Thursday, October 12, 2006

Too Beautiful for Words

Today was a very good day. I admit that this morning I was on my way to feeling down but the joy of life wouldn’t allow me to. Then tonight on my way home from having dinner and drinks with friends I saw Beauty. I hadn’t seen Beauty in ages but I have been seeing him for years.

I remember the first time I saw Beauty. It was in October or November of 2003 and he was sitting at the bus stop down the street from my apartment building. I was taken aback when he spoke to me. From his outward appearance one wouldn’t immediately suspect that he would lend his friendship to me so easily if at all. Aside from being a little rough around the edges and definitely from around the way – he was beautiful. We only talked for a little bit during our initial meeting. I gave him my phone number. He said he would call and quite some time went by before we saw each other again. He never called.

Since that first encounter he and I have crossed paths once or twice a year. I hadn’t seen him since last November before I saw him tonight.

At first I wasn’t sure if that was him that I saw from across the street. I saw his silhouette that was oh so familiar. I wanted it to be him and as I subtly threw my energy his way he recognized me. I’d gotten what I wanted – his attention for the moment.

His voice called out for me and I continued walking. He started walking behind me. When he was closer I began to talk. I always like talking to Beauty. He is an interesting but not so much a unique man. His life story touches my heart. I am always tempted to – and sometimes I do – touch him. A black man with a story. We all have stories. So comely is my heart I still wish to listen to them. Tonight in his story I drew parallels to the Wiz. He is also beautiful.

But Beauty, he hasn’t quite gotten a handle on maintaining and enhancing his true beauty. I hope he does one day. I made him promise me that he would call. Ironically, he was disappointed in himself tonight for breaking a promise to someone else. Yet, I still made him promise me. As I reflect, I understand I asked him to make that promise to me for me not so much as I wanted him to make it for himself. I don’t know him well at all but I care for him. I hope that one day he can learn to care for himself completely.

He really is beautiful. I want him to know that.

Monday, October 09, 2006

..and the Glory be to God.

Had I never met him, had I never known him, I do not know if or when I would have ever loved so deeply. Tonight I realize how thankful that I am for the opportunity, perhaps of a lifetime, to get to know the Wiz.

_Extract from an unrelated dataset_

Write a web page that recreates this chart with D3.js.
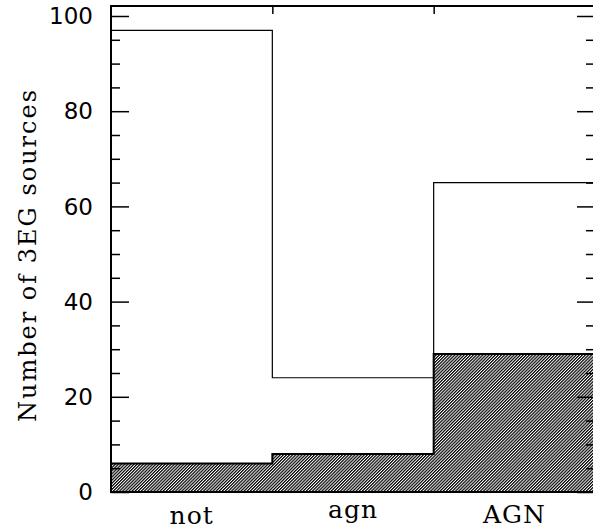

Had I never met him I don’t know that I would have learned so much about life, or love, or even about myself. For the first time tonight I closed my eyes and told the Creator thank you for bringing the Wiz into my life. For the first time tonight it clicked for me. I was overwhelmed with emotion. I stuttered. My lips trembled and I told the Wiz himself. I told him that I was thankful to him and for him.

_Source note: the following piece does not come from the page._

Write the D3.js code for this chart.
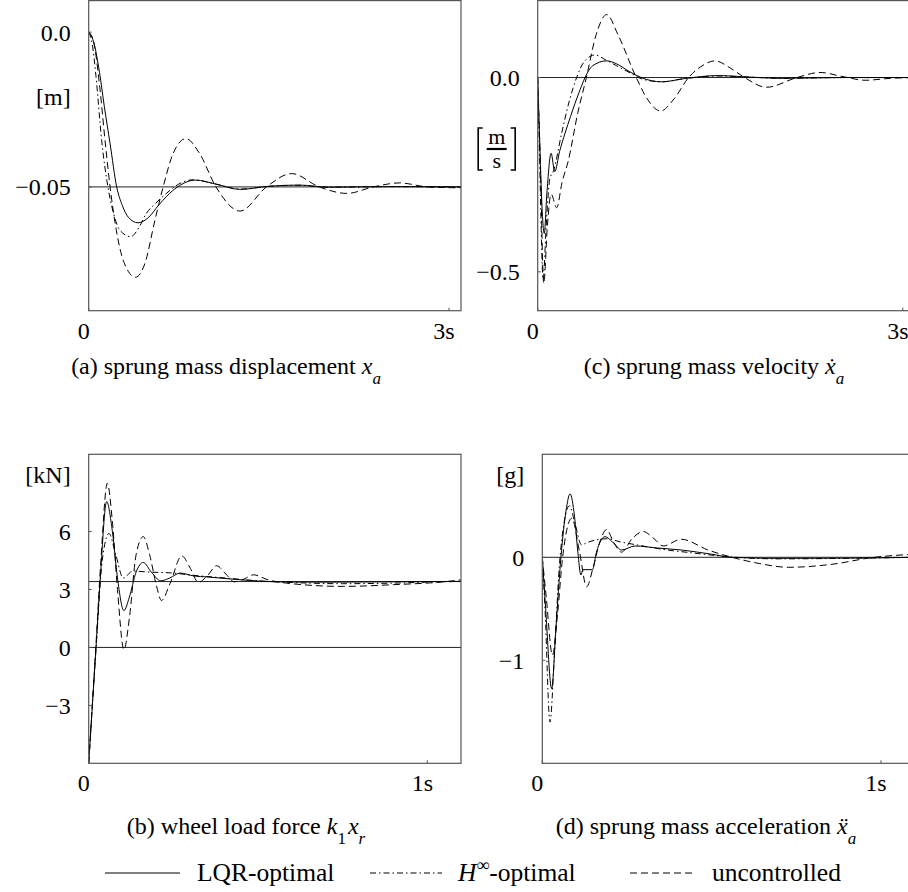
<!DOCTYPE html>
<html>
  <head>
    <meta charset="utf-8">
    <title>Suspension responses</title>
    <script src="https://d3js.org/d3.v7.min.js"></script>
    <style>
      body { margin: 0; background: #fff; }
      .frame { fill: none; stroke: #555; stroke-width: 1.2; }
      .ref { stroke: #222; stroke-width: 1; }
      .tick { stroke: #555; stroke-width: 1; }
      .plot { fill: none; stroke: #000; stroke-width: 1; }
    </style>
  </head>
  <body>
    <svg id="chart" width="908" height="892"></svg>
    <script>
      // (a) sprung mass displacement [m] vs time [s]
      var dispLQR = [[0,0],[0.04,-0.003],[0.09,-0.013],[0.13,-0.024],[0.178,-0.036],[0.233,-0.05],[0.28,-0.056],[0.33,-0.0598],[0.41,-0.0616],[0.5,-0.0598],[0.58,-0.056],[0.65,-0.053],[0.74,-0.05],[0.89,-0.0478],[1.05,-0.049],[1.26,-0.0508],[1.5,-0.0498],[1.75,-0.0494],[2.0,-0.0501],[2.5,-0.0499],[3.1,-0.05]];
      var dispHinf = [[0,0],[0.03,-0.004],[0.06,-0.014],[0.108,-0.035],[0.16,-0.05],[0.21,-0.059],[0.26,-0.064],[0.35,-0.0661],[0.42,-0.063],[0.48,-0.0586],[0.56,-0.0552],[0.65,-0.052],[0.72,-0.0498],[0.87,-0.0477],[1.05,-0.049],[1.26,-0.0507],[1.5,-0.0498],[1.75,-0.0495],[2.0,-0.0501],[2.5,-0.0499],[3.1,-0.05]];
      var dispUnc = [[0,0],[0.04,-0.003],[0.09,-0.017],[0.136,-0.035],[0.178,-0.05],[0.23,-0.064],[0.29,-0.074],[0.39,-0.0792],[0.47,-0.0745],[0.55,-0.061],[0.62,-0.05],[0.7,-0.0395],[0.81,-0.0344],[0.92,-0.039],[1.06,-0.05],[1.26,-0.0578],[1.48,-0.05],[1.69,-0.0457],[1.92,-0.05],[2.15,-0.0521],[2.37,-0.05],[2.59,-0.0487],[2.82,-0.05],[3.1,-0.0503]];
      // (c) sprung mass velocity [m/s]
      var velLQR = [[0,0],[0.015,-0.15],[0.035,-0.33],[0.054,-0.401],[0.075,-0.3],[0.11,-0.195],[0.14,-0.242],[0.18,-0.19],[0.225,-0.143],[0.27,-0.1],[0.307,-0.066],[0.35,-0.03],[0.389,0],[0.45,0.03],[0.567,0.043],[0.65,0.035],[0.75,0.016],[0.85,0],[1.02,-0.011],[1.2,-0.003],[1.48,0.005],[1.75,0.001],[2.0,-0.002],[2.5,0],[3.1,0]];
      var velHinf = [[0,0],[0.015,-0.2],[0.045,-0.52],[0.07,-0.38],[0.1,-0.26],[0.13,-0.24],[0.197,-0.143],[0.26,-0.06],[0.32,0],[0.38,0.04],[0.471,0.058],[0.56,0.045],[0.65,0.03],[0.76,0.012],[0.87,-0.005],[1.02,-0.011],[1.2,-0.003],[1.48,0.004],[1.75,0.001],[2.0,-0.002],[2.5,0],[3.1,0]];
      var velUnc = [[0,0],[0.02,-0.2],[0.05,-0.53],[0.08,-0.38],[0.11,-0.3],[0.156,-0.335],[0.2,-0.27],[0.25,-0.216],[0.33,-0.09],[0.4,0],[0.48,0.11],[0.567,0.162],[0.66,0.11],[0.81,0],[0.9,-0.055],[1.01,-0.086],[1.12,-0.055],[1.24,0],[1.35,0.03],[1.457,0.043],[1.58,0.025],[1.7,0],[1.88,-0.025],[2.13,0],[2.32,0.013],[2.5,0.003],[2.69,-0.007],[2.9,-0.002],[3.1,0]];
      // (b) wheel load force [kN]
      var forceLQR = [[0,-6],[0.0216,0],[0.035,3.8],[0.053,7.55],[0.07,6],[0.085,3.6],[0.104,1.91],[0.12,2.6],[0.14,3.9],[0.161,4.4],[0.185,3.9],[0.213,3.45],[0.24,3.6],[0.27,3.85],[0.31,3.7],[0.35,3.65],[0.45,3.5],[0.55,3.4],[0.7,3.38],[0.9,3.4],[1.1,3.42]];
      var forceHinf = [[0,-6],[0.022,0],[0.04,4.5],[0.06,5.9],[0.08,4.8],[0.102,3.59],[0.13,3.95],[0.18,3.9],[0.25,3.85],[0.3,3.75],[0.4,3.6],[0.5,3.45],[0.6,3.36],[0.75,3.3],[0.9,3.33],[1.0,3.38],[1.1,3.42]];
      var forceUnc = [[0,-6],[0.021,0],[0.036,4.5],[0.055,8.5],[0.07,6.5],[0.085,3],[0.104,-0.12],[0.12,1.5],[0.14,4.8],[0.161,5.74],[0.18,4.8],[0.2,3.2],[0.215,2.43],[0.24,3.3],[0.275,4.74],[0.3,4.1],[0.324,3.37],[0.35,3.7],[0.378,4.23],[0.405,3.8],[0.43,3.4],[0.46,3.55],[0.486,3.76],[0.53,3.5],[0.6,3.3],[0.752,3.16],[0.9,3.25],[1.05,3.4],[1.1,3.5]];
      // (d) sprung mass acceleration [g]
      var accLQR = [[0,0],[0.01,-0.5],[0.0277,-1.276],[0.04,-0.7],[0.055,0],[0.07,0.45],[0.082,0.616],[0.095,0.4],[0.105,0.05],[0.114,-0.172],[0.12,-0.12],[0.148,-0.12],[0.16,0.05],[0.185,0.2],[0.21,0.14],[0.234,0.071],[0.274,0.11],[0.34,0.09],[0.41,0.071],[0.5,0.03],[0.56,0],[0.7,-0.01],[0.9,-0.008],[1.1,0]];
      var accHinf = [[0,0],[0.008,-0.5],[0.0227,-1.6],[0.035,-1.0],[0.05,-0.1],[0.065,0.35],[0.08,0.5],[0.095,0.35],[0.116,0.12],[0.13,0.14],[0.16,0.17],[0.19,0.18],[0.23,0.15],[0.28,0.12],[0.35,0.08],[0.45,0.04],[0.55,0.005],[0.7,-0.015],[0.9,-0.01],[1.1,0]];
      var accUnc = [[0,0],[0.012,-0.4],[0.03,-0.95],[0.045,-0.55],[0.06,0],[0.087,0.38],[0.11,0.05],[0.131,-0.286],[0.15,-0.1],[0.17,0.15],[0.19,0.27],[0.21,0.15],[0.234,0.05],[0.265,0.18],[0.298,0.25],[0.33,0.18],[0.357,0.11],[0.41,0.175],[0.49,0.07],[0.56,0],[0.64,-0.06],[0.726,-0.097],[0.85,-0.07],[0.98,0],[1.1,0.03]];

      // tick values and labels
      var dispYTicks = [0, -0.05], dispYLabels = ["0.0", "\u22120.05"];
      var velYTicks = [0, -0.5], velYLabels = ["0.0", "\u22120.5"];
      var forceYTicks = [6, 3, 0, -3], forceYLabels = ["6", "3", "0", "\u22123"];
      var accYTicks = [0, -1], accYLabels = ["0", "\u22121"];
      var slowXTicks = [0, 3], slowXLabels = ["0", "3s"];
      var fastXTicks = [0, 1], fastXLabels = ["0", "1s"];
      var seriesNames = ["LQR-optimal", "-optimal", "uncontrolled"];
      var dashes = [null, "6,3,1.5,3", "7,4"];

      var svg = d3.select("#chart");
      var fs = 24;
      var font = "Liberation Serif";

      var panels = [
        { id: "a", box: [88.7, 0.6, 461, 310.7], x: [0, 3.1], y: [-0.09, 0.0102], series: [dispLQR, dispHinf, dispUnc],
          refs: [-0.05], yt: dispYTicks, yl: dispYLabels, xt: slowXTicks, xl: slowXLabels, unit: "[m]", unitY: 97 },
        { id: "c", box: [537.7, 0.6, 912, 310.7], x: [0, (912 - 537.7) / 121.7], y: [-0.6, 0.198], series: [velLQR, velHinf, velUnc],
          refs: [0], yt: velYTicks, yl: velYLabels, xt: slowXTicks, xl: slowXLabels, unit: null },
        { id: "b", box: [88.7, 454.3, 461, 763.3], x: [0, 1.0995], y: [-6, 10], series: [forceLQR, forceHinf, forceUnc],
          refs: [0, 3.41], yt: forceYTicks, yl: forceYLabels, xt: fastXTicks, xl: fastXLabels, unit: "[kN]", unitY: 475 },
        { id: "d", box: [542.3, 454.3, 915, 763.3], x: [0, (915 - 542.3) / 338.7], y: [-2, 1], series: [accLQR, accHinf, accUnc],
          refs: [0], yt: accYTicks, yl: accYLabels, xt: fastXTicks, xl: fastXLabels, unit: "[g]", unitY: 475 }
      ];

      panels.forEach(function(p) {
        var x = d3.scaleLinear().domain(p.x).range([p.box[0], p.box[2]]);
        var y = d3.scaleLinear().domain(p.y).range([p.box[3], p.box[1]]);
        var g = svg.append("g").attr("id", "panel-" + p.id);
        g.append("clipPath").attr("id", "clip-" + p.id)
          .append("rect")
            .attr("x", p.box[0]).attr("y", p.box[1])
            .attr("width", p.box[2] - p.box[0]).attr("height", p.box[3] - p.box[1]);
        // reference lines
        g.selectAll(".ref").data(p.refs).enter()
          .append("line")
            .classed("ref", true)
            .attr("x1", p.box[0]).attr("x2", p.box[2])
            .attr("y1", function(d) { return y(d); }).attr("y2", function(d) { return y(d); });
        // curves
        var line = d3.line()
          .x(function(d) { return x(d[0]); })
          .y(function(d) { return y(d[1]); })
          .curve(d3.curveMonotoneX);
        g.append("g").attr("clip-path", "url(#clip-" + p.id + ")")
          .selectAll("path").data(p.series).enter()
          .append("path")
            .classed("plot", true)
            .attr("stroke-dasharray", function(d, i) { return dashes[i]; })
            .attr("d", line);
        // frame
        g.append("rect").classed("frame", true)
          .attr("x", p.box[0]).attr("y", p.box[1])
          .attr("width", p.box[2] - p.box[0]).attr("height", p.box[3] - p.box[1]);
        // small inward ticks
        p.yt.forEach(function(v) {
          g.append("line").classed("tick", true)
            .attr("x1", p.box[0]).attr("x2", p.box[0] + 3)
            .attr("y1", y(v)).attr("y2", y(v));
        });
        p.xt.forEach(function(v) {
          g.append("line").classed("tick", true)
            .attr("x1", x(v)).attr("x2", x(v))
            .attr("y1", p.box[3]).attr("y2", p.box[3] - 3);
        });
        // tick labels
        g.selectAll(".ylab").data(p.yt).enter()
          .append("text")
            .attr("x", p.box[0] - 18)
            .attr("y", function(d) { return y(d); })
            .attr("dy", "0.35em")
            .attr("text-anchor", "end")
            .attr("font-size", fs)
            .text(function(d, i) { return p.yl[i]; });
        g.selectAll(".xlab").data(p.xt).enter()
          .append("text")
            .attr("x", function(d) { return x(d) - 5; })
            .attr("y", p.box[3] + 28)
            .attr("text-anchor", "middle")
            .attr("font-size", fs)
            .text(function(d, i) { return p.xl[i]; });
        if (p.unit) {
          g.append("text")
            .attr("x", p.box[0] - 18)
            .attr("y", p.unitY)
            .attr("dy", "0.35em")
            .attr("text-anchor", "end")
            .attr("font-size", fs)
            .text(p.unit);
        }
      });

      // [m/s] fraction unit for panel (c), brackets drawn as strokes
      var fr = svg.append("g").attr("transform", "translate(496.7,149)");
      fr.append("path").attr("fill", "none").attr("stroke", "#000").attr("stroke-width", 1.6)
        .attr("d", "M-14,-21H-18.5V21H-14 M14,-21H18.5V21H14");
      fr.append("text").attr("x", 0).attr("y", -5).attr("text-anchor", "middle")
        .attr("font-size", 22).text("m");
      fr.append("line").attr("x1", -10).attr("x2", 10).attr("y1", 0).attr("y2", 0)
        .attr("stroke", "#000").attr("stroke-width", 2.2);
      fr.append("text").attr("x", 0).attr("y", 19).attr("text-anchor", "middle")
        .attr("font-size", 22).text("s");

      // captions
      function caption(cx, cy, lead, sym, sub) {
        var t = svg.append("text").attr("x", cx).attr("y", cy)
          .attr("text-anchor", "middle").attr("font-size", fs);
        t.append("tspan").text(lead);
        t.append("tspan").attr("font-style", "italic").text(sym);
        t.append("tspan").attr("baseline-shift", "sub").attr("font-size", 17)
          .attr("font-style", "italic").text(sub);
      }
      caption(226, 374, "(a) sprung mass displacement ", "x", "a");
      caption(714, 374, "(c) sprung mass velocity ", "x\u0307", "a");
      var cb = svg.append("text").attr("x", 246).attr("y", 834)
        .attr("text-anchor", "middle").attr("font-size", fs);
      cb.append("tspan").text("(b) wheel load force ");
      cb.append("tspan").attr("font-style", "italic").text("k");
      cb.append("tspan").attr("baseline-shift", "sub").attr("font-size", 17).text("1");
      cb.append("tspan").attr("font-style", "italic").attr("dx", 2).text("x");
      cb.append("tspan").attr("baseline-shift", "sub").attr("font-size", 17).attr("font-style", "italic").text("r");
      caption(706, 834, "(d) sprung mass acceleration ", "x\u0308", "a");

      // legend
      var legendX = [[105, 180, 197], [370, 442, 458], [630, 696, 712]];
      var lg = svg.append("g").attr("id", "legend");
      seriesNames.forEach(function(name, i) {
        lg.append("line").classed("plot", true)
          .attr("x1", legendX[i][0]).attr("x2", legendX[i][1])
          .attr("y1", 873).attr("y2", 873)
          .attr("stroke-width", 1.3)
          .attr("stroke-dasharray", dashes[i]);
        var t = lg.append("text").attr("x", legendX[i][2]).attr("y", 881).attr("font-size", 25.5);
        if (i == 1) {
          t.append("tspan").attr("font-style", "italic").text("H");
          t.append("tspan").attr("baseline-shift", "super").attr("font-size", 18).text("\u221e");
        }
        t.append("tspan").text(name);
      });

      // serif face on every text and tspan
      svg.selectAll("text, tspan").attr("font-family", font);
    </script>
  </body>
</html>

I learned so much about love. I know today that I have been in love. I love the Wiz so deeply and I know that I love him because I know that I have to let him go. Real love.

He is phine. He is beautiful. He is a gorgeous man. At first glance. But I know him and I know that his outer beauty is only an exterior barrier. On the inside he is bruised, beaten, scarred and tight, tied in knots. His pain is on the inside. I have been in there and I have seen it with my own eyes.

As I write this, I hurt. I hurt because I know that although he is trying to heal himself that he still hurts in places that I can't imagine and I don’t want him to hurt any longer. I want him to be completely whole, healthy, happy and well. These things I want for him so badly. I see him. I see a man that I just want to be lifted up.

Tonight I lifted him up in my petitions. I stood on the corner, outside a church, next to a tree, in the dark and stopped in my tracks and prayed his spirit be protected and his life transformed. And this, I did not do alone. I knew I couldn’t do this one alone and I had to call another true believer. She believes in God and she believes in me. She has seen hurt men before and I was hoping that she would believe in my friend too. I was afraid because I had never asked her for anything like this before but she said she would and we prayed. I prayed. My mother prayed. I lifted my voice so that Jesus would lift. She elevated him in her prayer so that God, the Father, the Creator, the Holy Ghost would elevate him too. Take him to another level. Take him higher. Take him to where he is meant to be and Lord, please, please Lord, keep him on his journey.

I love him so deeply that I must let go and let God.

Months have past and even some of my dearest friends have told me to move on, they have asked why do I remain his friend. I realize now the answer. Because it ain’t all about me and what I want and what I need and what I desire and because there are days when I pray and I ask God to continue to use me as a vessel to show others his love. That is why. And even the Wiz needs someone to love him. Not as a lover but as a friend.

He has helped me to grow in ways that others have not. He has challenged me to challenge myself. To him I have given much. Much in a different way he has also given to me. I can see for myself. And my God, I can also see that which I believe so few others have ever seen and that is him. God bless him on his journey. Come what may.

God bless me.

Now, I have felt it on my own skin.

And let the voice at the beginning and the end say to God be the glory.